Abstract:
The year 2020 is mostly associated with the outbreak of COVID-19 caused by SARS-CoV 2 coronavirus due to immeasurable effects on our lives. The humanity faced unexpected challenges that were not faced in recent history. Plenty of research was done to find out the
ways to combat COVID-19 disease and save as many lives as possible. This led to the emergence of huge number of articles and research papers in COVID-19 related literature, which were hard to keep up with. Several datasets like LitCovid and CORD-19 were created where collections of COVID-19 related literature is stored.

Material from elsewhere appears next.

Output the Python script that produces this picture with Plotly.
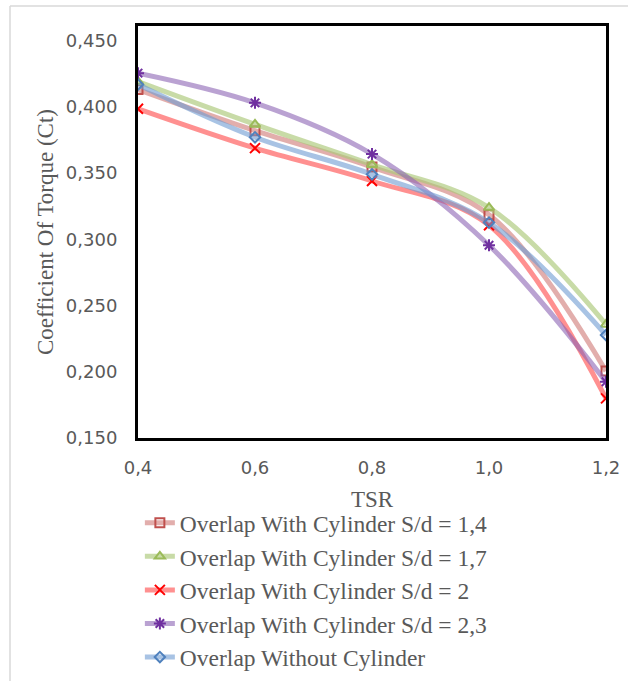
import plotly.graph_objects as go

tsr = [0.4, 0.6, 0.8, 1.0, 1.2]
ct_sd14 = [0.413, 0.382, 0.3545, 0.3186, 0.2005]
ct_sd17 = [0.419, 0.3867, 0.3563, 0.3239, 0.2357]
ct_sd2 = [0.3985, 0.3688, 0.344, 0.3106, 0.1799]
ct_sd23 = [0.4254, 0.403, 0.3643, 0.2955, 0.1924]
ct_none = [0.4168, 0.377, 0.349, 0.3126, 0.2277]

names = [
    "Overlap With Cylinder S/d = 1,4",
    "Overlap With Cylinder S/d = 1,7",
    "Overlap With Cylinder S/d = 2",
    "Overlap With Cylinder S/d = 2,3",
    "Overlap Without Cylinder",
]
series = [ct_sd14, ct_sd17, ct_sd2, ct_sd23, ct_none]
line_colors = [
    "rgba(210,130,128,0.65)",
    "rgba(170,200,120,0.65)",
    "rgba(255,70,70,0.6)",
    "rgba(140,100,180,0.6)",
    "rgba(110,155,210,0.6)",
]
marker_colors = ["#C0504D", "#9BBB59", "#FF0000", "#7030A0", "#4F81BD"]
symbols = ["square-open", "triangle-up-open", "x-thin-open", "asterisk-open", "diamond-open"]
msizes = [9, 9, 10, 10, 8]

fig = go.Figure()
for i in range(5):
    fig.add_trace(go.Scatter(
        x=tsr, y=series[i], name=names[i], mode="lines+markers",
        line=dict(color=line_colors[i], width=5, shape="spline", smoothing=1.0),
        marker=dict(symbol=symbols[i], size=msizes[i], color=marker_colors[i],
                    line=dict(color=marker_colors[i], width=2)),
        legendgroup=str(i),
    ))

tick_font = dict(family="DejaVu Sans", size=18, color="#595959")
title_font = dict(family="Liberation Serif, Times New Roman", size=23, color="#595959")

fig.update_layout(
    width=628, height=681,
    margin=dict(l=138, r=22, t=26, b=243, autoexpand=False),
    paper_bgcolor="white", plot_bgcolor="white",
    showlegend=True,
    legend=dict(
        x=0.004, xanchor="left", y=-0.153, yanchor="top",
        font=dict(family="Liberation Serif, Times New Roman", size=23.5, color="#595959"),
        tracegroupgap=0, itemwidth=30, bgcolor="rgba(0,0,0,0)",
    ),
    xaxis=dict(
        range=[0.4, 1.2], tickvals=[0.4, 0.6, 0.8, 1.0, 1.2],
        ticktext=["0,4", "0,6", "0,8", "1,0", "1,2"],
        showgrid=False, zeroline=False, showline=True, linecolor="black", linewidth=3,
        mirror=True, ticks="", tickfont=tick_font, ticklabelstandoff=11,
        title=dict(text="TSR", font=title_font, standoff=15), automargin=False,
    ),
    yaxis=dict(
        range=[0.15, 0.461], tickvals=[0.15, 0.2, 0.25, 0.3, 0.35, 0.4, 0.45],
        ticktext=["0,150", "0,200", "0,250", "0,300", "0,350", "0,400", "0,450"],
        showgrid=False, zeroline=False, showline=True, linecolor="black", linewidth=3,
        mirror=True, ticks="", tickfont=tick_font, ticklabelstandoff=14,
        title=dict(text="Coefficient Of Torque (Ct)", font=title_font, standoff=6),
        automargin=False,
    ),
    shapes=[
        dict(type="line", xref="paper", yref="paper", x0=-0.2735, x1=1.1, y0=1.0485, y1=1.0485,
             line=dict(color="#D9D9D9", width=1.5)),
        dict(type="line", xref="paper", yref="paper", x0=-0.2735, x1=-0.2735, y0=1.0485, y1=-0.6,
             line=dict(color="#D9D9D9", width=1.5)),
    ],
)

fig.write_html("out.html", config={"displayModeBar": False},
               post_script="document.body.style.margin='0';document.body.style.overflow='hidden';")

To gain benefits and insights from such datasets, there is a need for data analytics and machine learning techniques to analyze these datasets.
This Master Thesis research explores a comprehensive analysis of text classification and clustering methodologies including Support Vector Machines (SVM), Naive Bayes, Latent Dirichlet Allocation (LDA), Latent Semantic Analysis (LSA), Non-negative Matrix Factorization (NMF), BERT, BioBERT, and SciBERT, applied to a large dataset of COVID-19 research articles sourced from the LitCovid database. The primary goal of this research is to devise and assess techniques for organizing, analyzing, and understanding the swiftly expanding collection of scientific literature pertaining to COVID-19. The research is structured into multiple phases. Initially, a thorough literature review is
conducted to establish a robust understanding of the cutting-edge developments in NLP, text classification, clustering and topic modelling. This review encompasses traditional machine learning techniques including supervised and unsupervised clustering algorithms. Their
applications on different datasets including COVID-19 related datasets like CORD-19 and LitCovid are also discussed.
Next, description of LitCovid dataset is provided. Afterwards, machine learning techniques mentioned above are applied using different word vectorization techniques including Bag-Of Words, TF-IDF and Word2Vec to identify how certain algorithms behave with these
vectorization methods.
In the results and analysis section, the author offers a comprehensive comparison of all classification, topic modelling and clusterization approaches used for COVID-19 research articles. Finally, in the summary and future work section, the author consolidates key findings
and considers potential work for future research.